I did anticipate that. My argument is that all of these things - non-linearity, stories going off in different directions - are not unique and contemporary at all. They've been the stuff of high culture for almost a century. Jean Luc Godard famously said a film should have a beginning , a middle, and an ending - but not necessarily in that order. But they've become part of popular culture for a generation, by people playing fast and loose with computer games, texting and the internet. Remember that Kubrick's movie The Killing [1956] where he used these devices was a big flop - maybe it was too early.

Fair enough. I'll give you that.

You're positive about a lot of aspects of technology, then...

It's easy to be written off as a miserable old bastard.

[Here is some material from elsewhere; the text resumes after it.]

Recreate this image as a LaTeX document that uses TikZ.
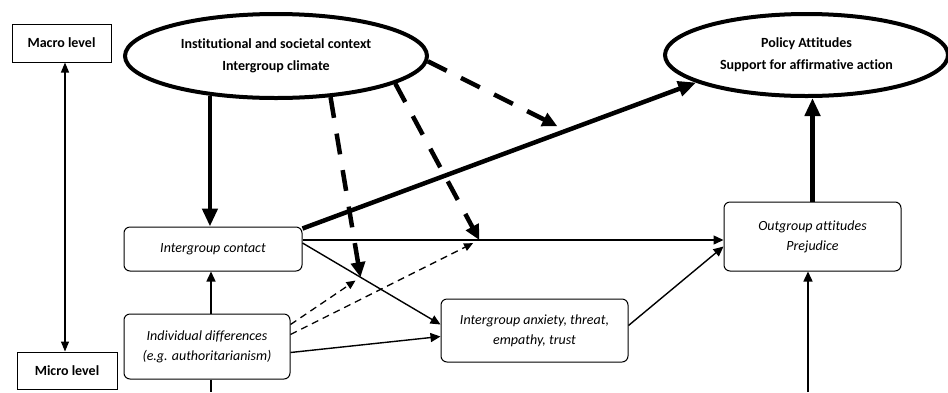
\documentclass[tikz,border=0pt]{standalone}
\usepackage{fontspec}
\setmainfont{Carlito}[Ligatures=NoCommon]
\usetikzlibrary{positioning}
\usetikzlibrary{shapes.geometric}
\usetikzlibrary{arrows.meta}
\usetikzlibrary{calc}
\tikzset{
  % The two level labels on the far left
  levelbox/.style={
    draw=black, line width=1pt, rectangle, align=center,
    font=\fontsize{14}{20}\selectfont\bfseries, inner sep=2pt,
    minimum height=38pt, minimum width=#1},
  % Macro-level constructs drawn as heavy ovals
  bigoval/.style={
    draw=black, line width=4pt, ellipse, align=center,
    font=\fontsize{14}{22}\selectfont\bfseries, inner sep=0pt,
    minimum height=84pt, minimum width=#1},
  % Micro-level variables in rounded boxes
  factor/.style={
    draw=black, line width=1pt, rounded corners=6pt, align=center,
    font=\fontsize{14}{20}\selectfont\itshape, inner sep=2pt,
    minimum width=#1},
  % Relationships
  link/.style={-{Triangle[length=10pt,width=9pt]}, line width=1.4pt},
  plainlink/.style={line width=1.4pt},
  twoway/.style={{Triangle[length=10pt,width=8pt]}-{Triangle[length=10pt,width=8pt]}, line width=1.2pt},
  strong/.style={-{Triangle[length=18pt,width=15pt]}, line width=4.5pt},
  weakmod/.style={-{Triangle[length=9pt,width=8pt]}, line width=1.3pt, dash pattern=on 7pt off 5pt},
  strongmod/.style={-{Triangle[length=15pt,width=14pt]}, line width=4.5pt, dash pattern=on 21pt off 16pt},
}

\begin{document}
\begin{tikzpicture}[x=1pt, y=-1pt]
\useasboundingbox (0,0) rectangle (948,392);

\node[levelbox=99pt] (macro) at (61.5,43) {Macro level};
\node[levelbox=100pt, minimum height=37pt] (micro) at (67,370.5) {Micro level};

\node[bigoval=302pt] (context) at (276,56)
  {Institutional and societal context\\Intergroup climate};
\node[bigoval=283pt, minimum height=82pt] (policy) at (806.5,55)
  {Policy Attitudes\\Support for affirmative action};

\node[factor=178pt, minimum height=44pt] (contact) at (213,249) {Intergroup contact};
\node[factor=166pt, minimum height=65pt, below=42pt of contact.south west, anchor=north west] (indiv)
  {Individual differences\\(e.g. authoritarianism)};
\node[factor=187pt, minimum height=63pt] (anxiety) at (534.5,330.5)
  {Intergroup anxiety, threat,\\empathy, trust};
\node[factor=177pt, minimum height=69pt] (outgroup) at (812.5,236.5)
  {Outgroup attitudes\\Prejudice};

% ends of the paths and the points the moderators aim at
\coordinate (exitL) at (211,392);
\coordinate (exitR) at (808,392);
\coordinate (cA) at ([yshift=6pt]contact.east);
\coordinate (aA) at ([yshift=6pt]anxiety.west);
\coordinate (cB) at ([yshift=9pt]contact.east);
\coordinate (oB) at (cB -| outgroup.west);
\coordinate (cC) at ([yshift=-2pt]contact.north east);
\coordinate (modA) at ($(cA)!0.42!(aA)$);
\coordinate (modB) at ($(cB)!0.42!(oB)$);
\coordinate (modC) at ($(cC)!0.67!(policy.194)$);

\draw[twoway] ([xshift=3.5pt]macro.south) -- ([xshift=-2pt]micro.north);

\draw[strong] (context.211) -- (context.211 |- contact.north);
\draw[strong] (cC) -- (policy.194);
\draw[strong] (outgroup.north) -- (outgroup.north |- policy.south);

\draw[link] (cB) -- (oB);
\draw[link] (cA) -- (aA);
\draw[link] ([yshift=-6pt]indiv.east) -- ([yshift=-6pt]anxiety.west);
\draw[link] ([yshift=5pt]anxiety.east) -- ([yshift=-10pt]outgroup.west);
\draw[link] (exitL |- indiv.north) -- (exitL |- contact.south);
\draw[plainlink] (exitL |- indiv.south) -- (exitL);
\draw[link] (exitR) -- (exitR |- outgroup.south);

\draw[weakmod, shorten >=6pt] ([yshift=22pt]indiv.east) -- (modA);
\draw[weakmod, shorten >=7pt] ([yshift=12pt]indiv.east) -- (modB);
\draw[strongmod] (context.323) -- (modA);
\draw[strongmod] (context.347) -- (modB);
\draw[strongmod, shorten >=10pt] (context.358) -- (modC);

\end{tikzpicture}
\end{document}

Hah. Well brace yourself, I think you will be called that anyway by people who have the Web 2.0 religion, from their point of view everyone who disagrees is a miserable old bastard.

The positive aspect is that people are ripe for new ways of working, new forms of story telling - but we have to take a step back from the hype of whatever the latest manifestation of the Web 2.0 is and focus on how people are changing . The changes brought about by computers games, texting and the internet will have moulded us very delicately over the past 30 years into creatures who may be more jumpy, might more sophisticated, or may be keener to design associations and patterns of information.

All this could be harnessed, but we need to take a step back from the idea we just surrender to this self-organising system, and reclaim our human-ness.®

Many thanks to James for his time and generosity.